Just as some films are overhyped and invariably turn into steaming piles of regret (Transformers, I am looking at you and your progeny), others are deemed worthy of categorical honors that sometimes turn out to be so much hot air. Ti West’s genre darling The House of the Devil is one such film. Taking on the look and feel of an ’80s horror film, with perfectly captured clothes, hairstyles and even a terrific set of freeze-framed opening credits, the movie is strangely reminiscent of Quentin Tarantino’s Grindhouse effort Death Proof in how it treats its audience’s expectations for a story.
Young college student Samantha (Jocelin Donahue) goes about her day trying to gain access to her dorm room (her roommate is getting it on inside), calling a distant babysitter job that will help her pay for the new house she’s going to rent, and meeting her friend for pizza. Like the bar scenes in the first 30 minutes of Death Proof, the actions and discussions are deceptive; they have frankly little to do with the thrust of the story, and act as signposts of a cinematic place that no longer exists. And, one assumes, that few would know to recognize anyway (which prompts the question: how do these filmmakers intend to sell their goods to young, uneducated audiences that only know contemporary narrative methods and gimmicks?). To be blunt: the Seventies and Eighties frequently look silly now, so how do you make a period horror film and not incite unintended laughter?
Samantha is offered the sitting job, but nothing is giving her a comfortable vibe about it. Mr. and Mrs. Ulman (a delightfully twitchy Tom Noonan and the long-missed Mary Woronov) live on the far end of town in a distant wooded area. Their house seems out of place just as the couple seems out of place in it. And the job is not sitting for a baby, but for Ulman’s elderly mother who is allegedly locked away upstairs in her bedroom. Just watch the house, listen for mother, and we promise to return by midnight. Did we mention there is a full lunar eclipse tonight? And that we do have a son, but he’s an adult roaming the woods? Sorry about that.
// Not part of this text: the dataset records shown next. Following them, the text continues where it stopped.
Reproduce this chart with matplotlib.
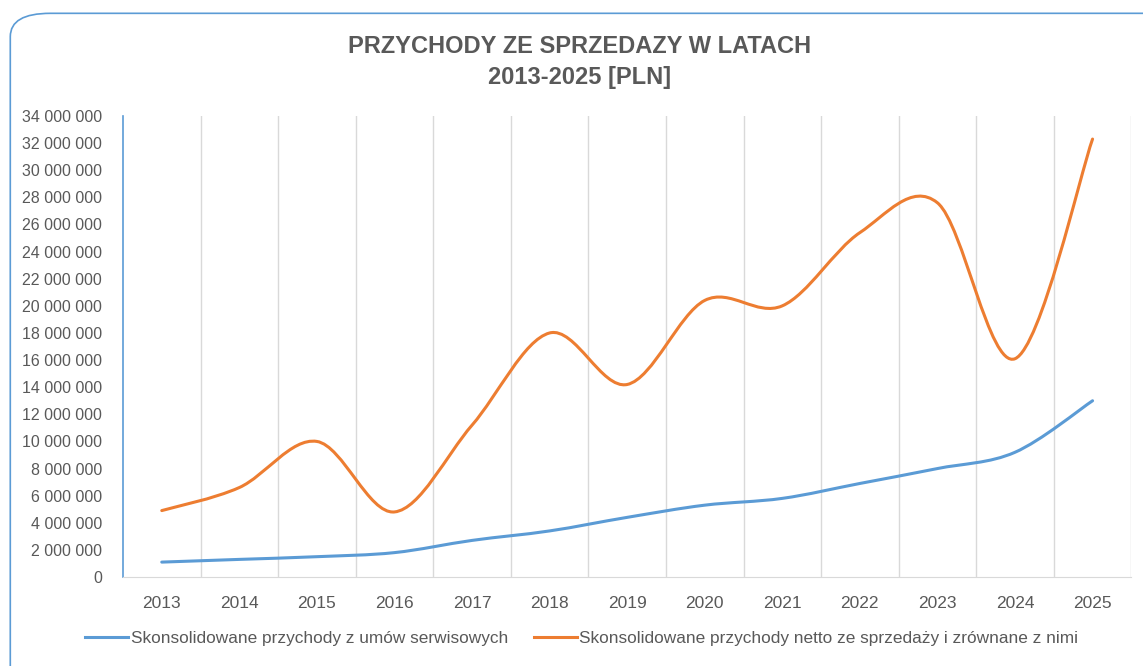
import matplotlib.pyplot as plt
from matplotlib.path import Path
from matplotlib.patches import PathPatch, FancyBboxPatch
from matplotlib.lines import Line2D
from matplotlib.ticker import FuncFormatter, MultipleLocator

plt.rcParams['font.family'] = ['Liberation Sans', 'DejaVu Sans']

years = ["2013", "2014", "2015", "2016", "2017", "2018", "2019",
         "2020", "2021", "2022", "2023", "2024", "2025"]
serwis = [1.1e6, 1.3e6, 1.5e6, 1.8e6, 2.7e6, 3.4e6, 4.4e6,
          5.3e6, 5.8e6, 6.9e6, 8.0e6, 9.2e6, 13.0e6]
sprzedaz = [4.9e6, 6.6e6, 10.0e6, 4.8e6, 11.2e6, 18.0e6, 14.2e6,
            20.4e6, 20.0e6, 25.4e6, 27.6e6, 16.1e6, 32.3e6]

blue = "#5B9BD5"
orange = "#ED7D31"
gray = "#595959"


def smooth_path(xs, ys):
    # bezier through the points, like excel "smoothed line"
    verts = [(xs[0], ys[0])]
    codes = [Path.MOVETO]
    n = len(xs)
    for i in range(n - 1):
        x0, y0 = (xs[i - 1], ys[i - 1]) if i > 0 else (xs[i], ys[i])
        x1, y1 = xs[i], ys[i]
        x2, y2 = xs[i + 1], ys[i + 1]
        x3, y3 = (xs[i + 2], ys[i + 2]) if i + 2 < n else (x2, y2)
        c1 = (x1 + (x2 - x0) / 6, y1 + (y2 - y0) / 6)
        c2 = (x2 - (x3 - x1) / 6, y2 - (y3 - y1) / 6)
        verts += [c1, c2, (x2, y2)]
        codes += [Path.CURVE4] * 3
    return Path(verts, codes)


fig = plt.figure(figsize=(11.43, 6.66), dpi=100)
fig.patches.append(FancyBboxPatch((0.009, -0.05), 1.05, 1.03, boxstyle="round,pad=0,rounding_size=0.035",
                                  transform=fig.transFigure, facecolor="white",
                                  edgecolor=blue, linewidth=1.2, zorder=-5))

ax = fig.add_axes([0.1076, 0.1336, 0.8822, 0.6922])
ax.set_facecolor("none")
xs = list(range(len(years)))
for vals, col in [(serwis, blue), (sprzedaz, orange)]:
    ax.add_patch(PathPatch(smooth_path(xs, vals), facecolor="none", edgecolor=col,
                           linewidth=2.2, capstyle="round", zorder=3))

ax.set_xlim(-0.5, len(years) - 0.5)
ax.set_ylim(0, 34e6)
ax.yaxis.set_major_locator(MultipleLocator(2e6))
ax.yaxis.set_major_formatter(FuncFormatter(lambda v, p: f"{int(v):,}".replace(",", " ")))
ax.set_xticks(xs)
ax.set_xticklabels(years)
ax.set_xticks([x + 0.5 for x in xs], minor=True)
ax.grid(True, axis="x", which="minor", color="#D9D9D9", linewidth=1)
ax.tick_params(axis="x", which="both", length=0, pad=14, labelsize=12.5, labelcolor=gray)
ax.tick_params(axis="y", length=0, pad=15, labelsize=11.5, labelcolor=gray)
for s in ["top", "right"]:
    ax.spines[s].set_visible(False)
ax.spines["left"].set_color(blue)
ax.spines["left"].set_linewidth(1.2)
ax.spines["bottom"].set_color("#D9D9D9")

fig.text(0.507, 0.930, "PRZYCHODY ZE SPRZEDAZY W LATACH", ha="center", va="center",
         fontsize=17, fontweight="bold", color=gray)
fig.text(0.507, 0.883, "2013-2025 [PLN]", ha="center", va="center",
         fontsize=17, fontweight="bold", color=gray)

handles = [Line2D([], [], color=blue, linewidth=2.2), Line2D([], [], color=orange, linewidth=2.2)]
labels = ["Skonsolidowane przychody z umów serwisowych",
          "Skonsolidowane przychody netto ze sprzedaży i zrównane z nimi"]
fig.legend(handles, labels, loc="center", bbox_to_anchor=(0.509, 0.042), ncol=2, frameon=False,
           fontsize=12.4, labelcolor=gray, handlelength=2.5, handletextpad=0.15, columnspacing=1.5)

fig.savefig("out.png", dpi=100)
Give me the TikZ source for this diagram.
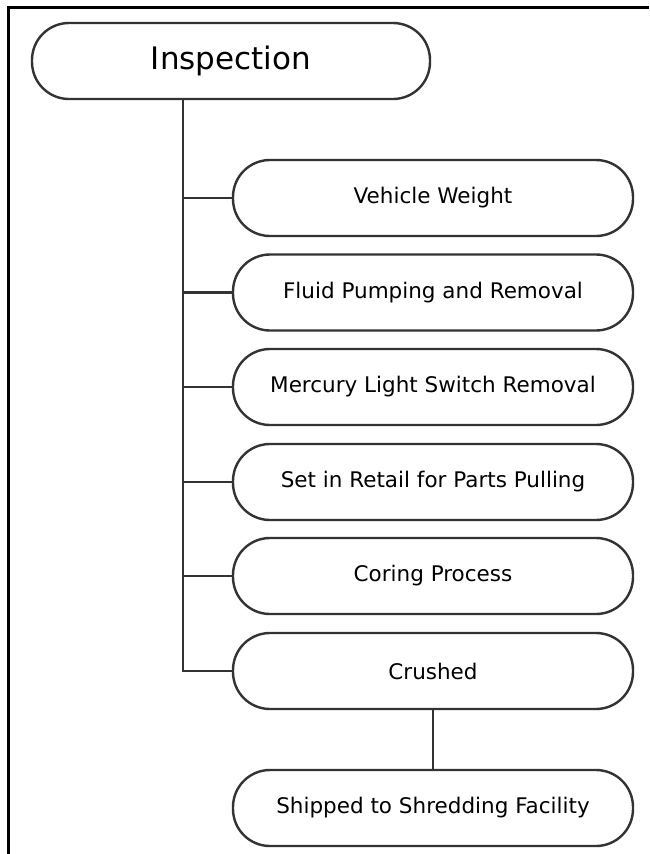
\documentclass[tikz,border=0pt]{standalone}
\usepackage{fontspec}
\setmainfont{DejaVu Sans}
\begin{document}
\begin{tikzpicture}[x=1pt,y=-1pt,
  pill/.style={draw=boxline, line width=2.4pt, rounded corners=37pt, fill=white,
    minimum width=400pt, minimum height=76pt, inner sep=0pt, text=black,
    font=\fontsize{21.5}{25}\selectfont},
  bigpill/.style={pill, minimum width=398pt, font=\fontsize{31}{36}\selectfont},
  conn/.style={draw=boxline, line width=2.4pt},
  frameline/.style={draw=black, line width=2.8pt}]
\definecolor{boxline}{HTML}{333333}
\useasboundingbox (0,0) rectangle (649,854);
\draw[frameline] (8.3,856) -- (8.3,7.3) -- (649,7.3);
\node[bigpill] (insp) at (231,61) {Inspection};
\node[pill] (vw) at (433,198) {Vehicle Weight};
\node[pill] (fp) at (433,292.5) {Fluid Pumping and Removal};
\node[pill] (ml) at (433,387) {Mercury Light Switch Removal};
\node[pill] (sr) at (433,482) {Set in Retail for Parts Pulling};
\node[pill] (cp) at (433,576) {Coring Process};
\node[pill] (cr) at (433,671) {Crushed};
\node[pill] (sh) at (433,808) {Shipped to Shredding Facility};
\coordinate (trunk) at (insp.south -| 183,0);
\draw[conn] (trunk) |- (cr.west);
\foreach \n in {vw,fp,ml,sr,cp}{
  \draw[conn] (\n.west) -- (\n.west -| trunk);
}
\draw[conn] (cr.south) -- (sh.north);
\end{tikzpicture}
\end{document}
So for much of the time, Samantha roams the house as any of us might; checking each room and toying with objects throughout, she finally settles in and orders another pizza and waits. It is well past the half-way point when Samantha finally starts to notice some odd details about the house, its occupants, and surroundings. But we get further sitting, walking around and waiting. Rather abruptly, something happens. A rush of activity. And then, with only a few moments left, we’re given an explanation (though not a very satisfying one) and it all ends.
The House of the Devil is an exercise in anticipation, but even a prickly, well-paced mystery requires some substantial payoff, and the finale of the film doesn’t begin to fill the chasm left from all that waiting. To compare: it would be as if Death Proof had been a full 90 minutes of seemingly innocuous conversation and just five minutes of attacks from Kurt Russell, followed by a cold ending.
If movies could succeed on mood alone, West’s would be a huge success. And the genre sites and fans are giving him a lot of cred for it. But there’s got to be something more than feathered hair and rotary phones to make a story complete.